Jesus Cristo entendia perfeitamente o âmago das criaturas, o que o levou a afirmar: “Todo aquele que meu Pai me der virá a mim, e quem vem a mim eu não o rejeitarei(...)”[2]
O Mestre nunca desprezou quem quer que fosse; sempre acolhia, entendia, valorizava, consolava e encorajava a todos. Jamais puniu as atitudes equivocadas das criaturas, antes as compreendia por saber da fragilidade e falibilidade dos seres humanos. Via os erros como uma forma de aprendizagem, de retificação e de possibilidade de futura transformação interior. Não os entendia como objetos de condenação, naturais de fase evolutiva pela qual a humanidade estava passando.
Os médiuns que vêm às reuniões de estudo “(...) com uma tola presunção de infalibilidade (...)” são resistentes aos ritmos sublimes da renovação ou da mudança. Em verdade, nutrem um senso inflado de valores imaginários e uma postura excessivamente melindrada, por se julgarem possuidores de uma opinião sempre certa. São eminentemente refratários a tudo que é novo.
Na realidade, quem se permite mudar pode ficar inicialmente, numa situação desconfortável, visto que poderá ficar exposto a algo com que não contava ou que não havia percebido. O que acontece é que, quando alteramos o nosso “satus quo”- estado em que nos achávamos anteriormente em relação a certa questão, conceito ou ponto de vista -, modificamos nossa antiga maneira de interpretar, entender, expressar e dar sentido e importância às coisas. A partir disso, nossas zonas de estabilidade ficam temporariamente ameaçadas; nosso jeito anterior de ser e ver não funciona mais. Tudo isso acarreta uma batalha interna que gera desconfiança, medo e insegurança, até que nos reestruturemos novamente.
O cárcere da inteligência é um dos maiores entraves para “os médiuns de efeitos intelectuais”.[3]
A propensão à infalibilidade, o rigor contra as mudanças e as amarras de auto-suficiência infectam a casa mental dos sensitivos, obstruindo-lhes a arte de pensar e discernir.
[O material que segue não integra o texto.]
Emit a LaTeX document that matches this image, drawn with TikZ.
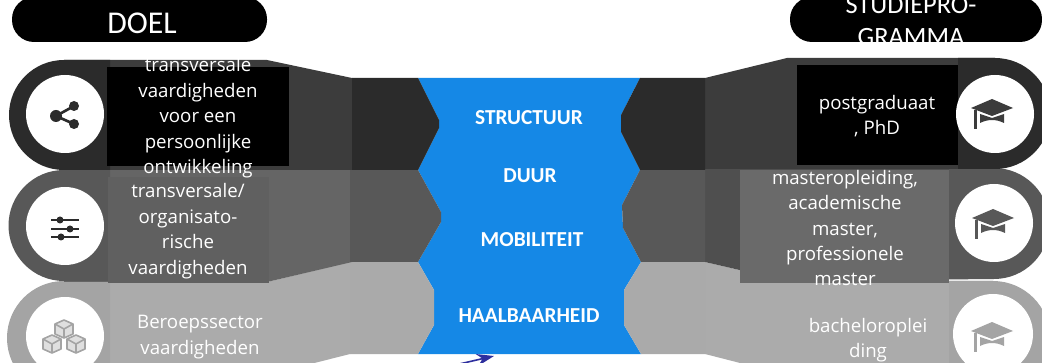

Do mesmo modo, dificulta uma efetiva ligação com o Plano Superior. Lembremo-nos de que na “escola da vida” somos eternos aprendizes.
A fraqueza, gerada pelo orgulho, em não confessar que erramos ou que não sabemos leva-nos a cometer muitos desatinos, tanto nas atividades mediúnicas como em todas áreas do relacionamento humano. É imatura e espiritualmente ingênua a criatura que pensa que nunca tem nada a aprender com as experiências alheias.
[1] Frase inscrita no dólmen construído sobre o túmulo de Allan Kardec (cemitério de Père-Lachadise, em Paris).
[2] João, 6:37
[3] O Livro dos Médiuns – 2.ª parte – cap. XVI, item 187.